### RECORDS FOR THE TASK
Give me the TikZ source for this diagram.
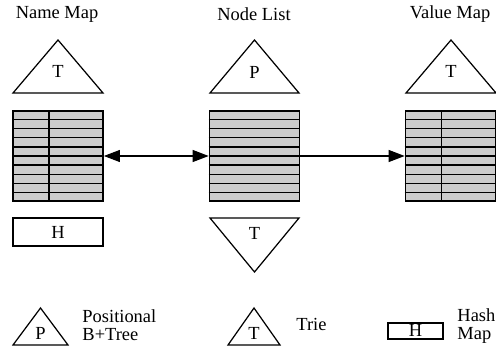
\documentclass[tikz,border=0pt]{standalone}
\usepackage{fontspec}
\setmainfont{Liberation Serif}
\usetikzlibrary{arrows.meta,calc}

\begin{document}
\begin{tikzpicture}[
    x=0.02cm, y=-0.02cm,
    font=\fontsize{10.5}{10.5}\selectfont,
    line width=0.7pt,
    table/.style={rectangle, draw, fill=black!20, line width=1pt, minimum width=1.8cm, minimum height=1.8cm, inner sep=0pt},
    hash/.style={rectangle, draw, minimum width=1.8cm, minimum height=0.56cm, inner sep=0pt},
    arrow/.style={-{Triangle[length=0.32cm, width=0.24cm]}, line width=0.6pt},
    twoway/.style={{Triangle[length=0.32cm, width=0.24cm]}-{Triangle[length=0.32cm, width=0.24cm]}, line width=0.6pt}
]
    \useasboundingbox (0,0) rectangle (496,351);

    % Titles
    \node (nametitle) at (57,14) {Name Map};
    \node (nodetitle) at (254,14) {Node List};
    \node (valuetitle) at (450,14) {Value Map};

    % Tables
    \node[table] (names) at (58,156) {};
    \node[table] (nodes) at (254.5,156) {};
    \node[table] (values) at (450.5,156) {};
    \foreach \t in {names,nodes,values}
        \foreach \r in {1,...,9}
            \draw[line width=0.85pt] ($(\t.north west)!\r/10!(\t.south west)$) -- ($(\t.north east)!\r/10!(\t.south east)$);
    \foreach \t in {names,values}
        \draw[line width=0.85pt] ($(\t.north west)!0.4!(\t.north east)$) -- ($(\t.south west)!0.4!(\t.south east)$);

    % Indexes above and below
    \draw (13,93) -- (58,40) -- (103,93) -- cycle;
    \node (nametrie) at (58,71) {T};
    \draw (210,93) -- (254.5,40) -- (299,93) -- cycle;
    \node (nodetree) at (254.5,72) {P};
    \draw (406,93) -- (451,40) -- (496,93) -- cycle;
    \node (valuetrie) at (451,71) {T};
    \node[hash] (namehash) at (58,232) {H};
    \draw (210,218) -- (254.5,272) -- (299,218) -- cycle;
    \node (nodetrie) at (254.5,233) {T};

    % Connections
    \draw[twoway] (names) -- (nodes);
    \draw[arrow] (nodes) -- (values);

    % Legend
    \draw (13,345) -- (40.5,308) -- (68,345) -- cycle;
    \node (legp) at (40.5,333) {P};
    \node[anchor=west, align=left] (legptext) at (76,325) {Positional\\B+Tree};
    \draw (228,345) -- (254,308) -- (280,345) -- cycle;
    \node (legt) at (254,333) {T};
    \node[anchor=west] (legttext) at (290,324) {Trie};
    \node[rectangle, draw, minimum width=1.1cm, minimum height=0.32cm, inner sep=0pt] (legh) at (415.5,331) {\raisebox{1pt}{H}};
    \node[anchor=west, align=left] (leghtext) at (451,326) {Hash\\Map};
\end{tikzpicture}
\end{document}
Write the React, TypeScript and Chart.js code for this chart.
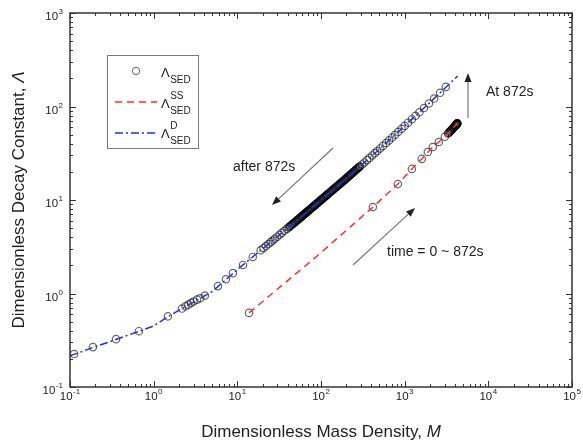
import React, { useEffect, useRef } from 'react';
import { Chart, registerables } from 'chart.js';
Chart.register(...registerables);

// ---------------- data ----------------
const xTickExps = [-1, 0, 1, 2, 3, 4, 5];
const yTickExps = [-1, 0, 1, 2, 3];

// circles, after 872 s (on the D curve)
const afterM = [
  0.112, 0.188, 0.355, 0.667, 1.48, 2.18, 2.4, 2.6, 2.8, 3.0, 3.3, 3.6, 4.1, 5.87, 7.3, 8.85, 11.7, 15.3,
  19, 20.5, 22, 23.5, 25, 26.5, 28, 30, 32, 34, 36.5, 39, 41,
  42, 44, 46, 48, 50, 52, 54, 56, 58, 60, 62, 64, 66, 68, 70, 72, 75, 78, 81, 84, 87, 90, 93, 96,
  100, 104, 108, 112, 116, 120, 125, 130, 135, 140, 146, 152, 158, 164, 170, 177, 184, 191, 198,
  206, 214, 222, 230, 239, 248, 258, 268, 280, 292,
  310, 330, 355, 380, 410, 440, 470, 510, 550, 600, 650, 710, 770, 840, 920, 1000, 1100, 1220, 1350,
  1500, 1700, 1950, 2250, 2650, 3100,
];
const afterL = [
  0.225, 0.267, 0.325, 0.395, 0.57, 0.69, 0.73, 0.76, 0.79, 0.82, 0.86, 0.89, 0.95, 1.2, 1.42, 1.65, 2.02, 2.46,
  2.9, 3.06, 3.22, 3.38, 3.54, 3.69, 3.85, 4.05, 4.25, 4.45, 4.68, 4.91, 5.1,
  5.18, 5.37, 5.55, 5.72, 5.9, 6.08, 6.25, 6.43, 6.6, 6.77, 6.95, 7.12, 7.29, 7.45, 7.62, 7.78, 8.03, 8.27, 8.51, 8.75, 8.99, 9.22, 9.46, 9.69,
  10.0, 10.3, 10.61, 10.9, 11.2, 11.49, 11.86, 12.22, 12.58, 12.93, 13.35, 13.77, 14.18, 14.59, 15.0, 15.47, 15.93, 16.39, 16.85,
  17.4, 17.93, 18.46, 18.98, 19.56, 20.15, 20.78, 21.42, 22.2, 22.91,
  24.0, 25.2, 26.7, 28.2, 29.95, 31.7, 33.4, 35.6, 37.9, 40.7, 43.4, 46.7, 49.9, 53.7, 57.8, 62, 67.1, 73.1, 79.5,
  86.7, 96.2, 107.7, 121.7, 140.1, 162,
];
// extra circles in the densely packed stretch (M ≈ 42 … 290)
const afterDenseM = [
  43, 45, 47, 49, 51, 53, 55, 57, 59, 61, 63, 65, 67, 69, 71, 73.5, 76.5, 79.5, 82.5, 85.5, 88.5, 91.5, 94.5, 98,
  102, 106, 110, 114, 118, 122.5, 127.5, 132.5, 137.5, 143, 149, 155, 161, 167, 173.5, 180.5, 187.5, 194.5,
  202, 210, 218, 226, 234.5, 243.5, 253, 263, 274, 286,
];
const afterDenseL = [
  5.27, 5.46, 5.635, 5.81, 5.99, 6.165, 6.34, 6.515, 6.685, 6.86, 7.035, 7.205, 7.37, 7.535, 7.7, 7.905, 8.15, 8.39, 8.63, 8.87, 9.105, 9.34, 9.575, 9.845,
  10.15, 10.455, 10.755, 11.05, 11.345, 11.675, 12.04, 12.4, 12.755, 13.14, 13.56, 13.975, 14.385, 14.795, 15.235, 15.7, 16.16, 16.62,
  17.125, 17.665, 18.195, 18.72, 19.27, 19.855, 20.465, 21.1, 21.81, 22.555,
];

// circles, time = 0 ~ 872 s (on the SS curve)
const beforeM = [
  13.8, 417, 830, 1220, 1600, 1890, 2170, 2560, 3020,
  3300, 3350, 3450, 3500, 3550, 3600, 3650, 3700, 3750, 3800, 3850, 3900, 3950, 4000, 4030, 4070,
  4100, 4120, 4150, 4180, 4200, 4215, 4230, 4240, 4250, 4260,
];
const beforeL = [
  0.62, 8.4, 14.8, 21.5, 27.5, 32.6, 36.9, 41.7, 47.5,
  51.5, 52.2, 53.5, 54.2, 55, 55.7, 56.5, 57.2, 58, 58.7, 59.5, 60.2, 61, 61.7, 62.3, 62.9,
  63.5, 63.9, 64.3, 64.6, 65, 65.2, 65.5, 65.8, 66, 66.2,
];

// Λ_SED^D curve
const fitDM = [0.1, 0.2, 0.3, 0.5, 0.7, 1, 1.5, 2, 3, 5, 7, 10, 14, 20, 30, 50, 100, 200, 500, 1000, 2000, 4300];
const fitDL = [0.215, 0.27, 0.305, 0.36, 0.4, 0.45, 0.57, 0.66, 0.81, 1.05, 1.36, 1.8, 2.31, 3.0, 4.05, 5.9, 10, 17, 35, 62, 110, 212];

// Λ_SED^SS curve
const fitSSM = [13.8, 30, 84.5, 200, 417, 830, 1220, 1600, 2170, 2560, 3020, 3500, 4260];
const fitSSL = [0.62, 1.11, 2.4, 4.72, 8.4, 14.8, 21.5, 27.5, 36.9, 41.7, 47.5, 54, 66.2];

const toPts = (xs: number[], ys: number[]) => xs.map((x, i) => ({ x, y: ys[i] }));

// ---------------- drawing helpers ----------------
const FONT = '"Liberation Sans", Arial, Helvetica, sans-serif';
const TXT = '#222';
const CIRCLE = 'rgba(0,0,0,0.6)';
const RED = '#ff2b2b';
const BLUE = '#1f2fe6';
const RED_DASH = [7, 5];
const BLUE_DASH = [8, 3, 2, 3];

function drawPow(ctx: CanvasRenderingContext2D, x: number, baseline: number, exp: number, align: 'center' | 'right') {
  ctx.font = `11.5px ${FONT}`;
  const w10 = ctx.measureText('10').width;
  ctx.font = `8px ${FONT}`;
  const es = String(exp);
  const we = ctx.measureText(es).width;
  const total = w10 + we + 0.5;
  const sx = align === 'center' ? x - total / 2 : x - total;
  ctx.textAlign = 'left';
  ctx.textBaseline = 'alphabetic';
  ctx.font = `11.5px ${FONT}`;
  ctx.fillText('10', sx, baseline);
  ctx.font = `8px ${FONT}`;
  ctx.fillText(es, sx + w10 + 0.5, baseline - 6);
}

function drawLambda(ctx: CanvasRenderingContext2D, x: number, baseline: number, sup: string) {
  ctx.textAlign = 'left';
  ctx.textBaseline = 'alphabetic';
  ctx.font = `13px ${FONT}`;
  ctx.fillText('Λ', x, baseline);
  const w = ctx.measureText('Λ').width;
  ctx.font = `10px ${FONT}`;
  ctx.fillText('SED', x + w + 0.5, baseline + 6);
  if (sup) ctx.fillText(sup, x + w + 0.5, baseline - 9);
}

function arrow(ctx: CanvasRenderingContext2D, x1: number, y1: number, x2: number, y2: number) {
  const a = Math.atan2(y2 - y1, x2 - x1);
  const hl = 9, hw = 3.5;
  const bx = x2 - hl * Math.cos(a), by = y2 - hl * Math.sin(a);
  ctx.strokeStyle = '#777';
  ctx.lineWidth = 1.2;
  ctx.setLineDash([]);
  ctx.beginPath();
  ctx.moveTo(x1, y1);
  ctx.lineTo(bx, by);
  ctx.stroke();
  ctx.fillStyle = '#222';
  ctx.beginPath();
  ctx.moveTo(x2, y2);
  ctx.lineTo(bx + hw * Math.sin(a), by - hw * Math.cos(a));
  ctx.lineTo(bx - hw * Math.sin(a), by + hw * Math.cos(a));
  ctx.closePath();
  ctx.fill();
}

const decor = {
  id: 'decor',
  afterDatasetsDraw(chart: any) {
    const ctx: CanvasRenderingContext2D = chart.ctx;
    const xs = chart.scales.x, ys = chart.scales.y;
    const { left, right, top, bottom } = chart.chartArea;
    ctx.save();
    ctx.setLineDash([]);

    // ticks (inward, all four sides)
    ctx.strokeStyle = '#333';
    ctx.lineWidth = 1;
    ctx.beginPath();
    for (let i = 0; i < xTickExps.length; i++) {
      const e = xTickExps[i];
      const ks = i === xTickExps.length - 1 ? [1] : [1, 2, 3, 4, 5, 6, 7, 8, 9];
      for (const k of ks) {
        const px = Math.round(xs.getPixelForValue(k * Math.pow(10, e))) + 0.5;
        const len = k === 1 ? 6 : 3;
        ctx.moveTo(px, bottom); ctx.lineTo(px, bottom - len);
        ctx.moveTo(px, top); ctx.lineTo(px, top + len);
      }
    }
    for (let i = 0; i < yTickExps.length; i++) {
      const e = yTickExps[i];
      const ks = i === yTickExps.length - 1 ? [1] : [1, 2, 3, 4, 5, 6, 7, 8, 9];
      for (const k of ks) {
        const py = Math.round(ys.getPixelForValue(k * Math.pow(10, e))) + 0.5;
        const len = k === 1 ? 6 : 3;
        ctx.moveTo(left, py); ctx.lineTo(left + len, py);
        ctx.moveTo(right, py); ctx.lineTo(right - len, py);
      }
    }
    ctx.stroke();

    // frame
    ctx.strokeStyle = '#333';
    ctx.lineWidth = 1.5;
    ctx.strokeRect(left, top, right - left, bottom - top);

    // tick labels
    ctx.fillStyle = TXT;
    for (const e of xTickExps) drawPow(ctx, xs.getPixelForValue(Math.pow(10, e)), bottom + 13, e, 'center');
    for (const e of yTickExps) drawPow(ctx, left - 7, ys.getPixelForValue(Math.pow(10, e)) + 7, e, 'right');

    // x title
    ctx.textBaseline = 'alphabetic';
    ctx.textAlign = 'left';
    ctx.font = `17px ${FONT}`;
    const xt = 'Dimensionless Mass Density, ';
    const xw1 = ctx.measureText(xt).width;
    ctx.font = `italic 17px ${FONT}`;
    const xw2 = ctx.measureText('M').width;
    const xcx = (left + right) / 2;
    let sx = xcx - (xw1 + xw2) / 2;
    ctx.font = `17px ${FONT}`;
    ctx.fillText(xt, sx, 437);
    ctx.font = `italic 17px ${FONT}`;
    ctx.fillText('M', sx + xw1, 437);

    // y title
    ctx.save();
    ctx.translate(24, (top + bottom) / 2);
    ctx.rotate(-Math.PI / 2);
    ctx.font = `17px ${FONT}`;
    const yt = 'Dimensionless Decay Constant, ';
    const yw1 = ctx.measureText(yt).width;
    ctx.font = `italic 17px ${FONT}`;
    const yw2 = ctx.measureText('Λ').width;
    sx = -(yw1 + yw2) / 2;
    ctx.font = `17px ${FONT}`;
    ctx.fillText(yt, sx, 0);
    ctx.font = `italic 17px ${FONT}`;
    ctx.fillText('Λ', sx + yw1, 0);
    ctx.restore();

    // legend
    ctx.strokeStyle = '#777';
    ctx.lineWidth = 1;
    ctx.strokeRect(107.5, 55.5, 91, 93);
    ctx.strokeStyle = CIRCLE;
    ctx.beginPath();
    ctx.arc(136, 71, 3.7, 0, Math.PI * 2);
    ctx.stroke();
    ctx.lineWidth = 1.5;
    ctx.strokeStyle = RED;
    ctx.setLineDash(RED_DASH);
    ctx.beginPath(); ctx.moveTo(115, 102); ctx.lineTo(157, 102); ctx.stroke();
    ctx.strokeStyle = BLUE;
    ctx.setLineDash(BLUE_DASH);
    ctx.beginPath(); ctx.moveTo(115, 133); ctx.lineTo(157, 133); ctx.stroke();
    ctx.setLineDash([]);
    ctx.fillStyle = TXT;
    drawLambda(ctx, 161, 77, '');
    drawLambda(ctx, 161, 108, 'SS');
    drawLambda(ctx, 161, 138, 'D');

    // annotations
    arrow(ctx, 333, 148, 272, 205);
    arrow(ctx, 353, 265, 415, 208);
    arrow(ctx, 468, 118, 468, 73);
    ctx.fillStyle = TXT;
    ctx.font = `14px ${FONT}`;
    ctx.textAlign = 'left';
    ctx.textBaseline = 'middle';
    ctx.fillText('after 872s', 233, 167);
    ctx.fillText('time = 0 ~ 872s', 387, 252);
    ctx.fillText('At 872s', 486, 92);

    ctx.restore();
  },
};

export default function App() {
  const ref = useRef<HTMLCanvasElement>(null);
  useEffect(() => {
    document.body.style.margin = '0';
    const canvas = ref.current!;
    const circleStyle = {
      pointRadius: 3.7,
      pointBorderColor: CIRCLE,
      pointBackgroundColor: 'rgba(0,0,0,0)',
      pointBorderWidth: 1.2,
      showLine: false,
      order: 2,
    };
    const chart = new Chart(canvas, {
      type: 'scatter',
      data: {
        datasets: [
          {
            label: 'Λ_SED^D',
            data: toPts(fitDM, fitDL),
            showLine: true,
            borderColor: BLUE,
            borderWidth: 1.5,
            borderDash: BLUE_DASH,
            pointRadius: 0,
            fill: false,
            order: 0,
          } as any,
          {
            label: 'Λ_SED^SS',
            data: toPts(fitSSM, fitSSL),
            showLine: true,
            borderColor: RED,
            borderWidth: 1.5,
            borderDash: RED_DASH,
            pointRadius: 0,
            fill: false,
            order: 1,
          } as any,
          {
            label: 'Λ_SED (after 872s)',
            data: [...toPts(afterM, afterL), ...toPts(afterDenseM, afterDenseL)],
            ...circleStyle,
          } as any,
          { label: 'Λ_SED (0 ~ 872s)', data: toPts(beforeM, beforeL), ...circleStyle } as any,
        ],
      },
      options: {
        responsive: false,
        animation: false,
        layout: { padding: { left: 70, top: 13, right: 583 - 572, bottom: 447 - 387 } },
        scales: {
          x: { type: 'logarithmic', min: 0.1, max: 100000, display: false },
          y: { type: 'logarithmic', min: 0.1, max: 1000, display: false },
        },
        plugins: { legend: { display: false }, tooltip: { enabled: false } },
      },
      plugins: [decor],
    });
    return () => chart.destroy();
  }, []);
  return (
    <div style={{ width: 583, height: 447, background: '#fff' }}>
      <canvas ref={ref} width={583} height={447} style={{ display: 'block' }} />
    </div>
  );
}
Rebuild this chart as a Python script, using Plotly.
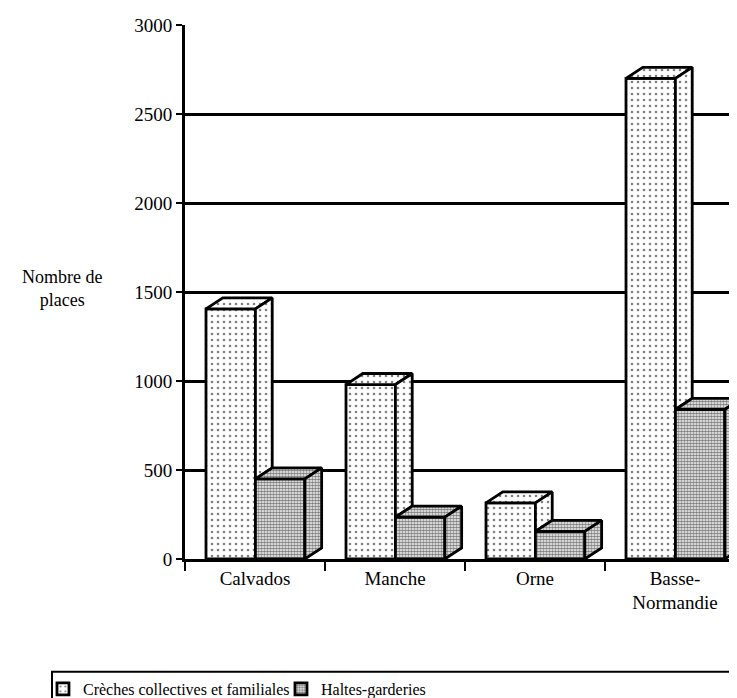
import plotly.graph_objects as go

# ---- data ----
categories = ["Calvados", "Manche", "Orne", "Basse-<br>Normandie"]
creches = [1405, 980, 315, 2700]
haltes = [450, 235, 155, 840]
y_ticks = [0, 500, 1000, 1500, 2000, 2500, 3000]
series_names = ["Crèches collectives et familiales", "Haltes-garderies"]

# ---- style / geometry ----
FONT = "Liberation Serif"
W = 0.353        # bar front width (x units)
O1 = -0.35       # offset of first bar from category centre
DX = 0.12        # depth shift in x (x units)
DY = 62          # depth shift in y (y units)
light = dict(shape=".", fgcolor="black", bgcolor="white", size=6, solidity=0.15)
dark = dict(shape=".", fgcolor="black", bgcolor="white", size=3, solidity=0.65)
patterns = [light, dark]
LW = 2.8

xs = list(range(len(categories)))
fig = go.Figure()

series = [creches, haltes]
for s, vals in enumerate(series):
    fig.add_trace(go.Bar(
        x=xs, y=vals, width=W, offset=O1 + s * W, name=series_names[s],
        marker=dict(color="white", line=dict(color="black", width=LW), pattern=patterns[s]),
        hoverinfo="skip",
    ))


def face(px, py, pat):
    fig.add_trace(go.Scatter(
        x=px + [px[0]], y=py + [py[0]], mode="lines", fill="toself",
        fillcolor="white", fillpattern=pat,
        line=dict(color="black", width=LW), showlegend=False, hoverinfo="skip",
    ))


for i, c in enumerate(xs):
    for s, vals in enumerate(series):
        v = vals[i]
        xl = c + O1 + s * W
        xr = xl + W
        # top face
        face([xl, xr, xr + DX, xl + DX], [v, v, v + DY, v + DY], patterns[s])
        # side face (lower part hidden by the following bar)
        nxt = series[s + 1][i] if s + 1 < len(series) else 0
        low = min(nxt, v)
        face([xr, xr + DX, xr + DX, xr], [low, low + DY, v + DY, v], patterns[s])

# the page body adds an 8px offset, margins compensate for it
fig.update_layout(
    width=737, height=698,
    margin=dict(l=177, r=0, t=17, b=146),
    paper_bgcolor="white", plot_bgcolor="white",
    barmode="overlay",
    font=dict(family=FONT, size=16, color="black"),
    showlegend=True,
    legend=dict(orientation="h", x=-0.2536, y=-0.212, xanchor="left", yanchor="top",
                font=dict(family=FONT, size=16, color="black"),
                bgcolor="rgba(0,0,0,0)", borderwidth=0, traceorder="normal",
                itemwidth=30, entrywidth=193),
    xaxis=dict(range=[-0.5, 3.5], tickvals=xs, ticktext=categories,
               ticks="", showline=True, linecolor="black", linewidth=LW,
               showgrid=False, zeroline=False,
               tickfont=dict(family=FONT, size=19, color="black"),
               minor=dict(tickmode="array", tickvals=[-0.5, 0.5, 1.5, 2.5],
                          ticks="outside", ticklen=9, tickwidth=2, tickcolor="black",
                          showgrid=False)),
    yaxis=dict(range=[0, 3000], tickvals=y_ticks, ticks="outside", ticklen=6,
               tickwidth=2, tickcolor="black", showline=True, linecolor="black",
               linewidth=LW, showgrid=True, gridcolor="black", gridwidth=2.5,
               zeroline=False, tickfont=dict(family=FONT, size=19, color="black")),
    annotations=[dict(text="Nombre de<br>places", xref="paper", yref="paper",
                      x=-0.2196, y=0.506, showarrow=False, xanchor="center", yanchor="middle",
                      font=dict(family=FONT, size=18, color="black"))],
    shapes=[dict(type="rect", xref="paper", yref="paper", x0=-0.2375, x1=1.2,
                 y0=-0.2112, y1=-0.4, line=dict(color="black", width=2),
                 fillcolor="rgba(0,0,0,0)")],
)

fig.write_html("out.html")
######
**WHAT TO WORK ON:**
In the records above, find the line with "Rebuild this chart" and the line with "import plotly.graph_objects as go", then restate word for word only those two lines and all lines between, omitting pictures.

**SOLUTION FOR THIS EXERCISE:**
Rebuild this chart as a Python script, using Plotly.
import plotly.graph_objects as go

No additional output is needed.